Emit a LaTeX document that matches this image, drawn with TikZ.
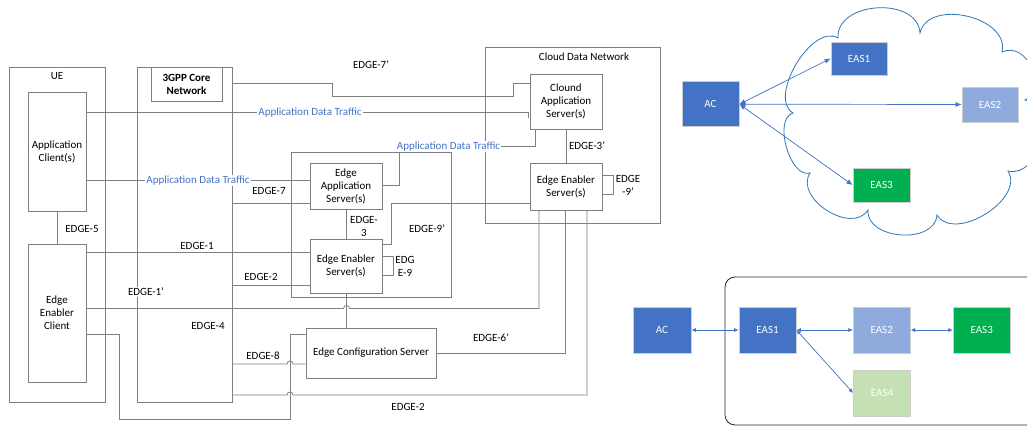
\documentclass[tikz,border=0pt]{standalone}
\usepackage{fontspec}
\setmainfont{Carlito}
\usetikzlibrary{arrows.meta}
\definecolor{lc}{RGB}{127,127,127}
\definecolor{acc}{RGB}{68,114,196}
\definecolor{eastwo}{RGB}{143,170,220}
\definecolor{easthree}{RGB}{0,176,80}
\definecolor{easfour}{RGB}{197,224,180}
\definecolor{cloudc}{RGB}{46,117,182}
\definecolor{boxedge}{RGB}{205,205,205}
\definecolor{grpedge}{RGB}{40,40,40}

\begin{document}
\begin{tikzpicture}[x=1pt,y=-1pt,
  every node/.style={font=\fontsize{11}{13}\selectfont},
  ln/.style={draw=lc,line width=0.8pt},
  frame/.style={draw=lc,line width=0.8pt,inner sep=0pt},
  bx/.style={draw=lc,line width=0.8pt,fill=white,align=center,inner sep=0pt},
  lbl/.style={inner sep=1pt,align=center},
  traffic/.style={inner sep=1pt,text=acc,fill=white},
  easbox/.style={draw=boxedge,line width=0.8pt,text=white,inner sep=0pt},
  link/.style={draw=acc,line width=0.7pt,{Latex[length=6pt,width=5pt]}-{Latex[length=6pt,width=5pt]}},
  slink/.style={draw=acc,line width=0.7pt,{Latex[length=4.5pt,width=4pt]}-{Latex[length=4.5pt,width=4pt]}},
]
\useasboundingbox (0,0) rectangle (1027,428);
\fill[white] (0,0) rectangle (1027,428);
\clip (0,0) rectangle (1027,428);

% ---------- containers ----------
\node[frame,minimum width=96pt,minimum height=335pt] (ue) at (57,234.5) {};
\node[lbl] (uelbl) at (57,76) {UE};
\node[frame,minimum width=95pt,minimum height=335pt] (core) at (184.5,234.5) {};
\node[bx,minimum width=71pt,minimum height=34pt,font=\fontsize{11}{13}\selectfont\bfseries] (corenet) at (186.5,84) {3GPP Core\\Network};
\node[frame,minimum width=175pt,minimum height=176pt] (cdn) at (572.5,135) {};
\node[lbl] (cdnlbl) at (584,57) {Cloud Data Network};
\node[frame,minimum width=160pt,minimum height=145pt] (edn) at (371,224.5) {};

% ---------- functional boxes ----------
\node[bx,minimum width=58pt,minimum height=119pt] (appc) at (57,151.5) {Application\\Client(s)};
\node[bx,minimum width=58pt,minimum height=138pt] (eec) at (57,313) {Edge\\Enabler\\Client};
\node[bx,minimum width=72pt,minimum height=55pt] (cas) at (566,101.5) {Clound\\Application\\Server(s)};
\node[bx,minimum width=72pt,minimum height=47pt] (cees) at (566,186.5) {Edge Enabler\\Server(s)};
\node[bx,minimum width=72pt,minimum height=46pt] (eas) at (346,186) {Edge\\Application\\Server(s)};
\node[bx,minimum width=72pt,minimum height=54pt] (ees) at (346,266) {Edge Enabler\\Server(s)};
\node[bx,minimum width=130pt,minimum height=50pt] (ecs) at (371,353) {Edge Configuration Server};

% ---------- reference points ----------
\draw[ln] (appc.south) -- (eec.north);
\draw[ln] (appc.east |- 0,112.7) -- (528,112.7) -- (528,118);
\draw[ln] (appc.east |- 0,180.7) -- (eas.west |- 0,180.7);
\draw[ln] (eas.east |- 0,185) -- (399,185) -- (399,152.5);
\draw[ln] (core.east |- 0,83) -- (332,83) -- (332,96) -- (513,96) -- (513,83) -- (cas.west |- 0,83);
\draw[ln] (core.east |- 0,203) -- (eas.west |- 0,203);
\draw[ln] (eec.east |- 0,252) -- (ees.west |- 0,252);
\draw[ln] (core.east |- 0,285.5) -- (ees.west |- 0,285.5);
\draw[ln] (eec.east |- 0,308.5) -- (343.5,308.5)
  .. controls (343.5,304.5) and (349.5,304.5) .. (349.5,308.5)
  -- (539,308.5) -- (cees.south -| 539,0);
\draw[ln] (ees.south) -- (ees.south |- ecs.north);
\draw[ln] (eas.south) -- (ees.north);
\draw[ln] (ees.east |- 0,256) -- (393,256) -- (393,275) -- (ees.east |- 0,275);
\draw[ln] (ees.east |- 0,244) -- (391,244) -- (391,203) -- (cees.west |- 0,203);
\draw[ln] (cas.south) -- (cees.north);
\draw[ln] (cees.east |- 0,175) -- (613,175) -- (613,194) -- (cees.east |- 0,194);
\draw[ln] (core.east |- 0,364) -- (287,364)
  .. controls (287,360) and (293,360) .. (293,364) -- (ecs.west |- 0,364);
\draw[ln] (eec.east |- 0,334) -- (119,334) -- (119,419) -- (290,419) -- (290,334) -- (ecs.west |- 0,334);
\draw[ln] (core.east |- 0,395) -- (287,395)
  .. controls (287,391) and (293,391) .. (293,395)
  -- (587,395) -- (cees.south -| 587,0);
\draw[ln] (ecs.east) -- (565,353) -- (cees.south -| 565,0);

% ---------- traffic labels ----------
\node[traffic] (adta) at (310,112.7) {Application Data Traffic};
\node[traffic] (adtb) at (198,180.7) {Application Data Traffic};
\node[traffic] (adtc) at (448.5,146.7) {Application Data Traffic};
\draw[ln] (adtc.east) -- (535,146.7) -- (cas.south -| 535,0);

% ---------- reference point labels ----------
\node[lbl] (l7p) at (371,65) {EDGE-7'};
\node[lbl] (l7) at (269,191) {EDGE-7};
\node[lbl,fill=white] (l1) at (197,246) {EDGE-1};
\node[lbl] (l2) at (261,277) {EDGE-2};
\node[lbl,fill=white] (l1p) at (146,292) {EDGE-1'};
\node[lbl] (l4) at (208,326) {EDGE-4};
\node[lbl] (l5) at (82,229) {EDGE-5};
\node[lbl] (l8) at (263,356) {EDGE-8};
\node[lbl] (l3) at (364,226) {EDGE-\\3};
\node[lbl] (l9) at (405,266) {EDG\\E-9};
\node[lbl] (l9p) at (427,229) {EDGE-9'};
\node[lbl] (l3p) at (587,146) {EDGE-3'};
\node[lbl] (l9pc) at (628,185) {EDGE\\-9'};
\node[lbl] (l6p) at (491,338) {EDGE-6'};
\node[lbl] (l2b) at (408,407) {EDGE-2};

% ---------- cloud deployment ----------
\draw[cloudc,line width=0.8pt] (793,113)
  .. controls (767.3,97.6) and (812.3,22.6) .. (838,38)
  .. controls (835.8,1.1) and (917.8,-3.9) .. (920,33)
  .. controls (928.1,-2.1) and (1010.1,16.9) .. (1002,52)
  .. controls (1026.3,40.4) and (1049.3,88.4) .. (1025,100)
  .. controls (1057,107.6) and (1040,178.6) .. (1008,171)
  .. controls (1025.4,199) and (954.4,243) .. (937,215)
  .. controls (934.8,244.9) and (865.8,239.9) .. (868,210)
  .. controls (851.9,235.3) and (793.9,198.3) .. (810,173)
  .. controls (789.8,178.7) and (772.8,118.7) .. (793,113) -- cycle;

\node[easbox,fill=acc,minimum width=57pt,minimum height=45pt] (ac) at (710.5,104.2) {AC};
\node[easbox,fill=acc,minimum width=56pt,minimum height=33pt] (eas1) at (859,58.5) {EAS1};
\node[easbox,fill=eastwo,minimum width=56pt,minimum height=35pt] (eas2) at (990,104.5) {EAS2};
\node[easbox,fill=easthree,minimum width=57pt,minimum height=34pt] (eas3) at (881.5,185) {EAS3};
\draw[link] (ac.east) -- (eas1.west);
\draw[link] (ac.east) -- (eas2.west);
\draw[link] (ac.east) -- (eas3.west);

% ---------- chained deployment ----------
\node[draw=grpedge,line width=0.8pt,rounded corners=10pt,minimum width=330pt,minimum height=148pt,inner sep=0pt] (grp) at (890,351) {};
\node[easbox,fill=acc,minimum width=58pt,minimum height=46pt] (ac2) at (662,330) {AC};
\node[easbox,fill=acc,minimum width=57pt,minimum height=46pt] (eb1) at (767.5,330) {EAS1};
\node[easbox,fill=eastwo,minimum width=57pt,minimum height=46pt] (eb2) at (881.7,330) {EAS2};
\node[easbox,fill=easthree,minimum width=57pt,minimum height=46pt] (eb3) at (981.7,330) {EAS3};
\node[easbox,fill=easfour,minimum width=57pt,minimum height=46pt] (eb4) at (882,393) {EAS4};
\draw[slink] (ac2.east) -- (eb1.west);
\draw[slink] (eb1.east) -- (eb2.west);
\draw[slink] (eb2.east) -- (eb3.west);
\draw[slink] (eb1.east) -- (eb4.west);
\end{tikzpicture}
\end{document}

== == ==

From the first line of the listing above, repeat every line through the one holding "width=160pt,minimum height=145pt] (edn)". Both ends count, and pictures stay out.

Emit a LaTeX document that matches this image, drawn with TikZ.
\documentclass[tikz,border=0pt]{standalone}
\usepackage{fontspec}
\setmainfont{Carlito}
\usetikzlibrary{arrows.meta}
\definecolor{lc}{RGB}{127,127,127}
\definecolor{acc}{RGB}{68,114,196}
\definecolor{eastwo}{RGB}{143,170,220}
\definecolor{easthree}{RGB}{0,176,80}
\definecolor{easfour}{RGB}{197,224,180}
\definecolor{cloudc}{RGB}{46,117,182}
\definecolor{boxedge}{RGB}{205,205,205}
\definecolor{grpedge}{RGB}{40,40,40}

\begin{document}
\begin{tikzpicture}[x=1pt,y=-1pt,
  every node/.style={font=\fontsize{11}{13}\selectfont},
  ln/.style={draw=lc,line width=0.8pt},
  frame/.style={draw=lc,line width=0.8pt,inner sep=0pt},
  bx/.style={draw=lc,line width=0.8pt,fill=white,align=center,inner sep=0pt},
  lbl/.style={inner sep=1pt,align=center},
  traffic/.style={inner sep=1pt,text=acc,fill=white},
  easbox/.style={draw=boxedge,line width=0.8pt,text=white,inner sep=0pt},
  link/.style={draw=acc,line width=0.7pt,{Latex[length=6pt,width=5pt]}-{Latex[length=6pt,width=5pt]}},
  slink/.style={draw=acc,line width=0.7pt,{Latex[length=4.5pt,width=4pt]}-{Latex[length=4.5pt,width=4pt]}},
]
\useasboundingbox (0,0) rectangle (1027,428);
\fill[white] (0,0) rectangle (1027,428);
\clip (0,0) rectangle (1027,428);

% ---------- containers ----------
\node[frame,minimum width=96pt,minimum height=335pt] (ue) at (57,234.5) {};
\node[lbl] (uelbl) at (57,76) {UE};
\node[frame,minimum width=95pt,minimum height=335pt] (core) at (184.5,234.5) {};
\node[bx,minimum width=71pt,minimum height=34pt,font=\fontsize{11}{13}\selectfont\bfseries] (corenet) at (186.5,84) {3GPP Core\\Network};
\node[frame,minimum width=175pt,minimum height=176pt] (cdn) at (572.5,135) {};
\node[lbl] (cdnlbl) at (584,57) {Cloud Data Network};
\node[frame,minimum width=160pt,minimum height=145pt] (edn) at (371,224.5) {};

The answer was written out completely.